Minimum Educational Achievement Raised To Five GCSE.

News / February 10, 2012

Michael Gove the Educational secretary has stated that almost every teenager should be able to pass at least five GCSE including maths and English. He also attacked the assumption that some children in school were unable to achieve C grades saying that such views were “acquiescing in failure”.

The new target will place an additional load on teaching resources in many subject areas including maths, English and science. The recently reformatted ICT syllabus also becomes part of the new teaching games that will take some time to assimilate before children can get to grips with the opportunity.  Herein lays a conundrum. If the teaching resources are not matched to the needs of students immediately a truanch of children currently passing through the system will not benefit from the new objective. And this is always the case. Countless thousands of children have suffered the throws of political educational initiatives and objectives that have been interrupted, abandoned or superseded. Demoralised teaching resources  seek the median in their measured objectives rather pushing the boundaries and learning techniques that could change the way lessons are taught are overwhelmed by the need to hit targets.

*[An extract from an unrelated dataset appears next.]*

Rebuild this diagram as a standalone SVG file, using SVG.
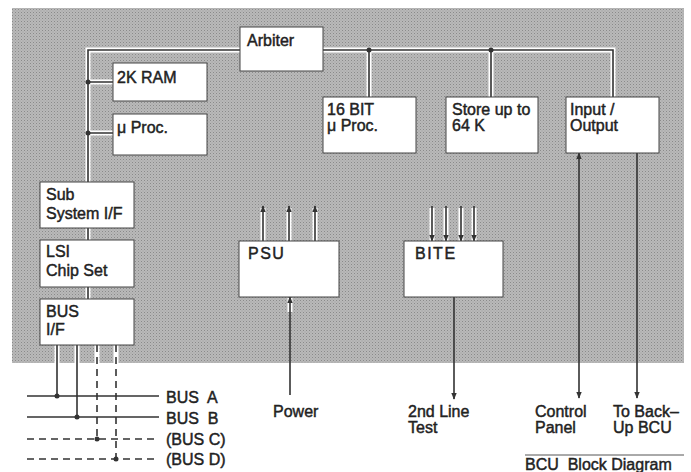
<svg xmlns="http://www.w3.org/2000/svg" width="691" height="472" viewBox="0 0 691 472">
<defs>
<pattern id="dots" width="3" height="3" patternUnits="userSpaceOnUse">
<rect width="3" height="3" fill="#b9b9b9"/>
<rect x="0" y="0" width="1" height="1" fill="#8a8a8a"/>
<rect x="1.5" y="1.5" width="1" height="1" fill="#9c9c9c"/>
</pattern>
<marker id="ah" viewBox="0 0 10 10" refX="9" refY="5" markerWidth="7" markerHeight="9" markerUnits="userSpaceOnUse" orient="auto">
<path d="M0,1 L10,5 L0,9 Z" fill="#333"/>
</marker>
<marker id="ahs" viewBox="0 0 10 10" refX="9" refY="5" markerWidth="7" markerHeight="9" markerUnits="userSpaceOnUse" orient="auto-start-reverse">
<path d="M0,1 L10,5 L0,9 Z" fill="#333"/>
</marker>
</defs>
<style>
.box{fill:#fff;stroke:#444;stroke-width:1}
.t{font-family:"Liberation Sans",Arial,sans-serif;font-size:16px;fill:#222;stroke:#222;stroke-width:0.45}
.lbl{font-family:"Liberation Sans",Arial,sans-serif;font-size:16px;fill:#222;stroke:#222;stroke-width:0.45;white-space:pre}
.halo{fill:none;stroke:#fff;stroke-width:5}
.ln{fill:none;stroke:#333;stroke-width:1.6}
.dash{fill:none;stroke:#333;stroke-width:1.6;stroke-dasharray:7,5}
.dot{fill:#333}
</style>
<rect x="12" y="8" width="672" height="355" fill="url(#dots)"/>
<g id="connectors">
<path class="halo" d="M88,183 V50 H613 V97"/>
<path class="halo" d="M88,82 H113 M88,133 H113 M369,50 V97 M491,50 V97 M88,228 V240 M88,287 V299"/>
<path class="ln" d="M88,183 V50 H613 V97"/>
<path class="ln" d="M88,82 H113 M88,133 H113 M369,50 V97 M491,50 V97 M88,228 V240 M88,287 V299"/>
<circle class="dot" cx="88" cy="82" r="2.5"/>
<circle class="dot" cx="88" cy="133" r="2.5"/>
<circle class="dot" cx="369" cy="50" r="2.5"/>
<circle class="dot" cx="491" cy="50" r="2.5"/>
<path class="halo" d="M57,345 V363 M77,345 V363 M97,345 V363 M116,345 V363" stroke-width="4"/>
<path class="ln" d="M57,345 V396 M77,345 V417"/>
<path class="dash" d="M97,345 V439 M116,345 V459"/>
<path class="ln" d="M27,396 H159 M27,417 H159"/>
<path class="dash" d="M27,439 H159 M27,459 H159"/>
<circle class="dot" cx="57" cy="396" r="2.5"/>
<circle class="dot" cx="77" cy="417" r="2.5"/>
<circle class="dot" cx="97" cy="439" r="2.5"/>
<circle class="dot" cx="116" cy="459" r="2.5"/>
<path class="halo" d="M263,241 V208 M289,241 V208 M315,241 V208 M432,208 V241 M446,208 V241 M461,208 V241 M474,208 V241 M290,298 V312" stroke-width="4"/>
<path class="ln" marker-end="url(#ah)" d="M263,241 V206"/>
<path class="ln" marker-end="url(#ah)" d="M289,241 V206"/>
<path class="ln" marker-end="url(#ah)" d="M315,241 V206"/>
<path class="ln" marker-end="url(#ah)" d="M432,206 V241"/>
<path class="ln" marker-end="url(#ah)" d="M446,206 V241"/>
<path class="ln" marker-end="url(#ah)" d="M461,206 V241"/>
<path class="ln" marker-end="url(#ah)" d="M474,206 V241"/>
<path class="ln" marker-end="url(#ah)" d="M290,395 V297"/>
<path class="ln" marker-end="url(#ah)" d="M454,297 V399"/>
<path class="ln" marker-start="url(#ahs)" marker-end="url(#ah)" d="M579,153 V398"/>
<path class="ln" marker-end="url(#ah)" d="M637,153 V398"/>
</g>
<g id="arbiter"><rect class="box" x="240" y="27" width="83" height="44"/><text class="t" x="247" y="46">Arbiter</text></g>
<g id="ram"><rect class="box" x="113" y="63" width="94" height="38"/><text class="t" x="117" y="83">2K RAM</text></g>
<g id="uproc"><rect class="box" x="113" y="114" width="94" height="41"/><text class="t" x="117" y="133">μ Proc.</text></g>
<g id="bit16"><rect class="box" x="323" y="97" width="93" height="56"/><text class="t" x="327" y="115">16 BIT</text><text class="t" x="327" y="131">μ Proc.</text></g>
<g id="store"><rect class="box" x="446" y="97" width="92" height="56"/><text class="t" x="452" y="115">Store up to</text><text class="t" x="452" y="131">64 K</text></g>
<g id="io"><rect class="box" x="566" y="97" width="93" height="56"/><text class="t" x="570" y="115">Input /</text><text class="t" x="570" y="131">Output</text></g>
<g id="subsys"><rect class="box" x="40" y="182" width="94" height="46"/><text class="t" x="46" y="200">Sub</text><text class="t" x="46" y="219">System I/F</text></g>
<g id="lsi"><rect class="box" x="40" y="240" width="94" height="47"/><text class="t" x="46" y="257">LSI</text><text class="t" x="46" y="276">Chip Set</text></g>
<g id="busif"><rect class="box" x="40" y="299" width="94" height="46"/><text class="t" x="46" y="317">BUS</text><text class="t" x="46" y="335">I/F</text></g>
<g id="psu"><rect class="box" x="239" y="241" width="100" height="56"/><text class="t" x="248" y="259" letter-spacing="1.5">PSU</text></g>
<g id="bite"><rect class="box" x="404" y="241" width="99" height="56"/><text class="t" x="415" y="259" letter-spacing="1.5">BITE</text></g>
<g id="labels">
<text class="lbl" x="166" y="403" xml:space="preserve">BUS  A</text>
<text class="lbl" x="166" y="424" xml:space="preserve">BUS  B</text>
<text class="lbl" x="166" y="445">(BUS C)</text>
<text class="lbl" x="166" y="465">(BUS D)</text>
<text class="t" x="273" y="417">Power</text>
<text class="t" x="408" y="417">2nd Line</text>
<text class="t" x="408" y="433">Test</text>
<text class="t" x="535" y="417">Control</text>
<text class="t" x="535" y="433">Panel</text>
<text class="t" x="613" y="417">To Back–</text>
<text class="t" x="613" y="433">Up BCU</text>
<line x1="525" y1="455" x2="684" y2="455" stroke="#555" stroke-width="1"/>
<text class="lbl" x="525" y="470" font-size="17px" xml:space="preserve">BCU  Block Diagram</text>
</g>
</svg>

In a nominal class of 30 children the teacher aims to get the maximum number of children through the exams and therbye earn the greatest number of points in the schools league table.  Sounds laudable but the reality are the gifted children at the top end of the scale, and those at the bottom are often ignored whilst preference is given to children of median ability who will generate the maximum points from exam success. Some of the brightest children drift having switched off through lack of stimulation; those at the bottom of the scale are regarded as needing too much support relative to their chances of success. So where does this leave Michael Gove’s enterprise?

In evidence at the Commons Education Committee the chairman Graham Stuart suggested Mr Gove’s objective appears to raise the bar of academic success further than the current targets. He is concerned that the new target will encourage teachers to further focus on children from better-off families in preference to poor children with lower possibility of exam success. Schools subsequently deemed to be failing measured on the new standard will be caught by the enforced transfer to academy status.

Whilst Graham Stuart questioned the potential of the educational Secretary’s objective, Michael Gove defended his claim that children should not be written off and any school not achieving the standard is not adequately performing. A superb target to set but a greatest concern is where are the teaching resources  needed to achieve it.